*Your instructions*
Omit all images, then repeat exactly the lines below from the one containing "Write a Python" through the one containing "from matplotlib.lines import Line2D", both ends included.

*Given data*
## start

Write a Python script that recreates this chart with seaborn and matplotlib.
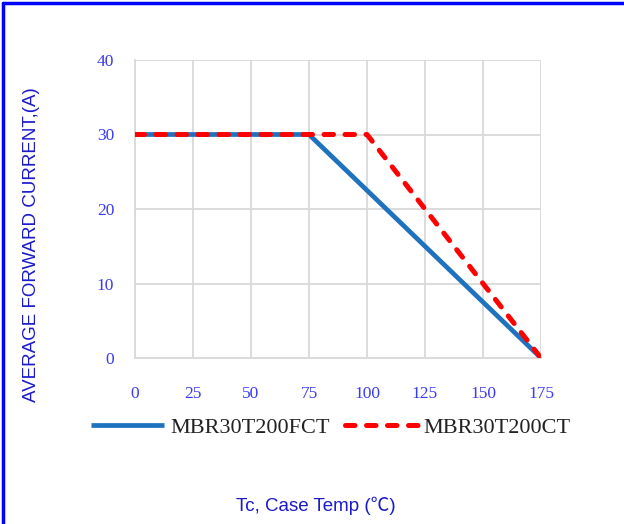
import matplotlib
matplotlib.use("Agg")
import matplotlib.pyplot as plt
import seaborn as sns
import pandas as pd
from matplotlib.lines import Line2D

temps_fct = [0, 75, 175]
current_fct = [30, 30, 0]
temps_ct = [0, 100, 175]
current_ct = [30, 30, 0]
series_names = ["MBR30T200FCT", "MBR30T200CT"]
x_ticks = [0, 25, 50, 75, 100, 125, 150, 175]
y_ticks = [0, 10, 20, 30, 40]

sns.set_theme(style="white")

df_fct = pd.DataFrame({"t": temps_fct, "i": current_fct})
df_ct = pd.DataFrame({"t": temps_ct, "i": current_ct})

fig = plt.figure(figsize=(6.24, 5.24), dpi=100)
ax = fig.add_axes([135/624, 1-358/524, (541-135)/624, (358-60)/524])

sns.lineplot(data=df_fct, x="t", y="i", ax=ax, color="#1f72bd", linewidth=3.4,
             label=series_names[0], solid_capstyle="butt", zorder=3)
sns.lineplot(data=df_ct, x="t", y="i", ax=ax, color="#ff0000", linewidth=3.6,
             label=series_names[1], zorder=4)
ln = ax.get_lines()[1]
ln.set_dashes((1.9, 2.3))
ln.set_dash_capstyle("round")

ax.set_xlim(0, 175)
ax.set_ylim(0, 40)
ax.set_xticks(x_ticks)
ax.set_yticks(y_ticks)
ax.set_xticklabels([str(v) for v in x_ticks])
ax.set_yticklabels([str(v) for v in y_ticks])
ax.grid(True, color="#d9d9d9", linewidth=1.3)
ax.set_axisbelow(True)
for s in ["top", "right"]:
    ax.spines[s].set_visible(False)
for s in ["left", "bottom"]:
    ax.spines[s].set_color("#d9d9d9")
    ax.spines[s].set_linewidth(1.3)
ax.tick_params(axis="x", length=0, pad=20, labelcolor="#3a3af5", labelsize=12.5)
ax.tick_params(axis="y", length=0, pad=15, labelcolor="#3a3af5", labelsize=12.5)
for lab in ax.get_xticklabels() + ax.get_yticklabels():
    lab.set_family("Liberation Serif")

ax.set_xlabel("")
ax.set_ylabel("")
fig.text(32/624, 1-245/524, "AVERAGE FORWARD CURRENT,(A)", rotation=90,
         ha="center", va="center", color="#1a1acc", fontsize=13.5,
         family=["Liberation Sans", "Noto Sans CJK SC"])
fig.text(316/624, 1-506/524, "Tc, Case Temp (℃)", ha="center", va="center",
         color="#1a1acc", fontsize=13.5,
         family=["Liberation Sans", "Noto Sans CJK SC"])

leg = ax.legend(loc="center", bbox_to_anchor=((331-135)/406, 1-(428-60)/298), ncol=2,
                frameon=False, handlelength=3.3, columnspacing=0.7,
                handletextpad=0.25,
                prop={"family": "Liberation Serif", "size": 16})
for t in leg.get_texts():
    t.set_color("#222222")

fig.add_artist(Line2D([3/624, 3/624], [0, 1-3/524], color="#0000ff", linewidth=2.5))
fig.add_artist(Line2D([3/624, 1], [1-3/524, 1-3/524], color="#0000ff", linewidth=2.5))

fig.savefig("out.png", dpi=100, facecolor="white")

## end
## start

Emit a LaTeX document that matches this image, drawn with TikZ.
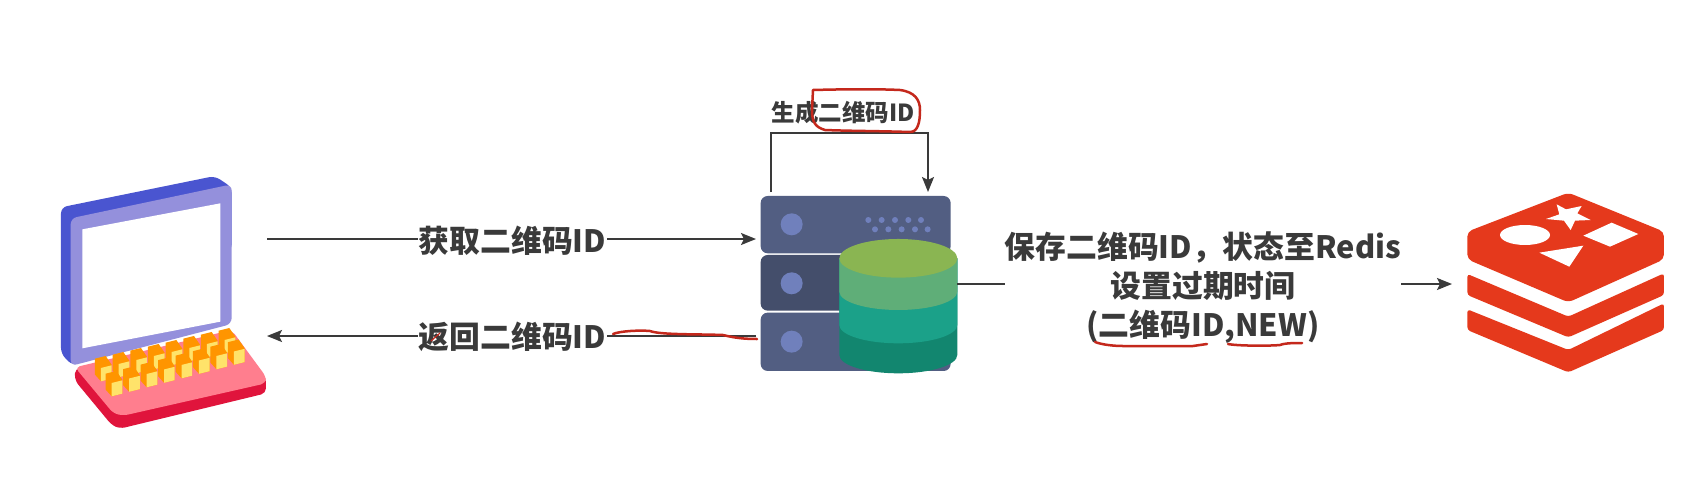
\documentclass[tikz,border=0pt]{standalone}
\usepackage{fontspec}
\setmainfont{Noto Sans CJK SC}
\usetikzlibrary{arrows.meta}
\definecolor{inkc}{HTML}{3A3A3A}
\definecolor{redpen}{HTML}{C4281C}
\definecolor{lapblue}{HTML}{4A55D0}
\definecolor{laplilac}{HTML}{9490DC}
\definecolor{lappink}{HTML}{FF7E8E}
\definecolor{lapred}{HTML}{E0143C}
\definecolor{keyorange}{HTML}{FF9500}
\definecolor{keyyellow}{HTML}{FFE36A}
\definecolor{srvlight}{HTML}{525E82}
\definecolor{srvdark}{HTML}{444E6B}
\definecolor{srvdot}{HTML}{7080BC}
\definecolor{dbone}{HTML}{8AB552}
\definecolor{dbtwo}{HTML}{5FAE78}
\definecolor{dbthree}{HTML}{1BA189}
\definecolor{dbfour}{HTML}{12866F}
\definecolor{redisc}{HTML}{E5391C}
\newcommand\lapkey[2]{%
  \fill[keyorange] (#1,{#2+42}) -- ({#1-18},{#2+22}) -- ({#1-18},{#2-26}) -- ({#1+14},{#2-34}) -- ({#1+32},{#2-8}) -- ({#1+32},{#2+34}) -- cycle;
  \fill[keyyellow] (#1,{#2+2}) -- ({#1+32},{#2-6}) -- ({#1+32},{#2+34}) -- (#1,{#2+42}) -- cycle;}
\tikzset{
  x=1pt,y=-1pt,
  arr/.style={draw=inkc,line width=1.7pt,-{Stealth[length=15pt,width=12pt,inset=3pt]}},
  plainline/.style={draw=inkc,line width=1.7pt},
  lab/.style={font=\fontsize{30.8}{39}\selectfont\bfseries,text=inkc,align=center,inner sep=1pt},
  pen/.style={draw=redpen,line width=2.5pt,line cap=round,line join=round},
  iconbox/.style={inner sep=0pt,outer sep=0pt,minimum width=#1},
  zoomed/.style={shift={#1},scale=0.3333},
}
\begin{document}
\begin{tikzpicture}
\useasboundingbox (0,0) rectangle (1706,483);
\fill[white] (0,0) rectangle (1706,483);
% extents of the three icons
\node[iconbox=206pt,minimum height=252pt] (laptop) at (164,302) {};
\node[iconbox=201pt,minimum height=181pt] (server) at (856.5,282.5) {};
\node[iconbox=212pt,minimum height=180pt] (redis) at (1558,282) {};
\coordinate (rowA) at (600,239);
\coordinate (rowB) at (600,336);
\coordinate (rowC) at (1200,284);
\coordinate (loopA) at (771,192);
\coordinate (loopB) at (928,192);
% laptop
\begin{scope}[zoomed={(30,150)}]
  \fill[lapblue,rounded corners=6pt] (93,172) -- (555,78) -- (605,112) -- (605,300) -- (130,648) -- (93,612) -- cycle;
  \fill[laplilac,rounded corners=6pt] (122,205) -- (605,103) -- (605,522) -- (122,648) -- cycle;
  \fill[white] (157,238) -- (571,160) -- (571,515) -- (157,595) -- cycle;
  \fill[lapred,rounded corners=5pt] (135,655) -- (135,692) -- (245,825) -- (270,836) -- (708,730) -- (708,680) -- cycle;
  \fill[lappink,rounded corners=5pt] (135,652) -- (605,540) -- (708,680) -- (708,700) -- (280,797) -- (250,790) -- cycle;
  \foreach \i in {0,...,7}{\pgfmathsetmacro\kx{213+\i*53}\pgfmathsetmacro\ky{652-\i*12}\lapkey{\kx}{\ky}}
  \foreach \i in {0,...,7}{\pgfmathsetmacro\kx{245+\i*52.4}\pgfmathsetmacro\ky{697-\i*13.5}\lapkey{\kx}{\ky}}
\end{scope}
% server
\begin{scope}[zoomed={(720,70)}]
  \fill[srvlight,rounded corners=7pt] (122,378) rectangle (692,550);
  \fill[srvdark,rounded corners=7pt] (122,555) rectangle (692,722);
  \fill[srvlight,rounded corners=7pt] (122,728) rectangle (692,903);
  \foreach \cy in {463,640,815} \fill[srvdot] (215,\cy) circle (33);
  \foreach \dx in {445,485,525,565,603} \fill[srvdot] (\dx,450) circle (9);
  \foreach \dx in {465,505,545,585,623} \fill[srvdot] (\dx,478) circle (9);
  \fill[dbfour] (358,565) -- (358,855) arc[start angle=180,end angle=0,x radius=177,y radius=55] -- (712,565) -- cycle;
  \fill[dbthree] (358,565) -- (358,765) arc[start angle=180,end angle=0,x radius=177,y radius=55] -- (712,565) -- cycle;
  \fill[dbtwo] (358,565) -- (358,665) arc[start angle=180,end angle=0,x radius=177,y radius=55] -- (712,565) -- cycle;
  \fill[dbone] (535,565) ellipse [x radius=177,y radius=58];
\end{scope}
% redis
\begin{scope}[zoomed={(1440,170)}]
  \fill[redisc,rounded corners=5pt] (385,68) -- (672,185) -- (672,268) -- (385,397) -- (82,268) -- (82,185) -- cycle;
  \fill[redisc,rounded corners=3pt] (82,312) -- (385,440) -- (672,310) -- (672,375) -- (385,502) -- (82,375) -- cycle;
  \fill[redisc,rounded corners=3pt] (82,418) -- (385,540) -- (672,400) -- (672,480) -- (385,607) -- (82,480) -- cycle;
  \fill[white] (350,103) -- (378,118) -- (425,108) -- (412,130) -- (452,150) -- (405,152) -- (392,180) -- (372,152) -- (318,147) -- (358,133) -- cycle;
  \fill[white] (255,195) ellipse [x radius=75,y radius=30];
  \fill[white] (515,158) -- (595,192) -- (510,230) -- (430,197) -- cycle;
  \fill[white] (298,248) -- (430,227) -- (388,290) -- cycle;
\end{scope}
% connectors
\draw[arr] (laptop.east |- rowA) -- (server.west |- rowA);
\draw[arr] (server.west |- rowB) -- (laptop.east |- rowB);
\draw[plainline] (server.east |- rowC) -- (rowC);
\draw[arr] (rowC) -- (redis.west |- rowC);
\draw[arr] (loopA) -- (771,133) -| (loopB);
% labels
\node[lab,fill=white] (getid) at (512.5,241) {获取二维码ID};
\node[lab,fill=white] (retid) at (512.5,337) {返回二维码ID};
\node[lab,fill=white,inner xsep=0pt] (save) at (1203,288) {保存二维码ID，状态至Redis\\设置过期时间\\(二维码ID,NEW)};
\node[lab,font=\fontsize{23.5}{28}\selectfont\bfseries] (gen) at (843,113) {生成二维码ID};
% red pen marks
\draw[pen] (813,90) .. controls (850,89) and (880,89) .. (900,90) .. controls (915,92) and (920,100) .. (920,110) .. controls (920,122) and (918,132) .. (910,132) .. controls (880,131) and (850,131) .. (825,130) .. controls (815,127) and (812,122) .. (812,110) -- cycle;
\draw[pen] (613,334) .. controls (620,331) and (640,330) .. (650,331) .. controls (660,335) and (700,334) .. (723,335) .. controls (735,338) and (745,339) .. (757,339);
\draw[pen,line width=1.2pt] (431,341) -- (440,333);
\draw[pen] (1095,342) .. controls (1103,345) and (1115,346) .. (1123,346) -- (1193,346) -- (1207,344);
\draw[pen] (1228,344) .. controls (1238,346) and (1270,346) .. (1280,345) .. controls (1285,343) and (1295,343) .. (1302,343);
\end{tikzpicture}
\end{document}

## end
## start

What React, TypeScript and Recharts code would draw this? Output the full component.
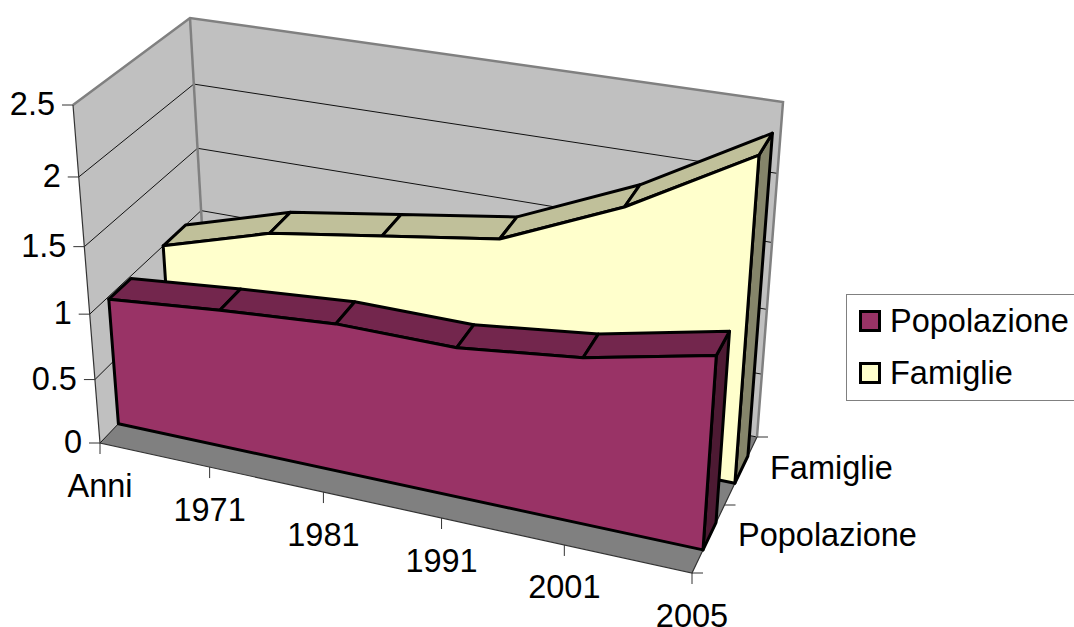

## end

*Task answer*
Write a Python script that recreates this chart with seaborn and matplotlib.
import matplotlib
matplotlib.use("Agg")
import matplotlib.pyplot as plt
import seaborn as sns
import pandas as pd
from matplotlib.lines import Line2D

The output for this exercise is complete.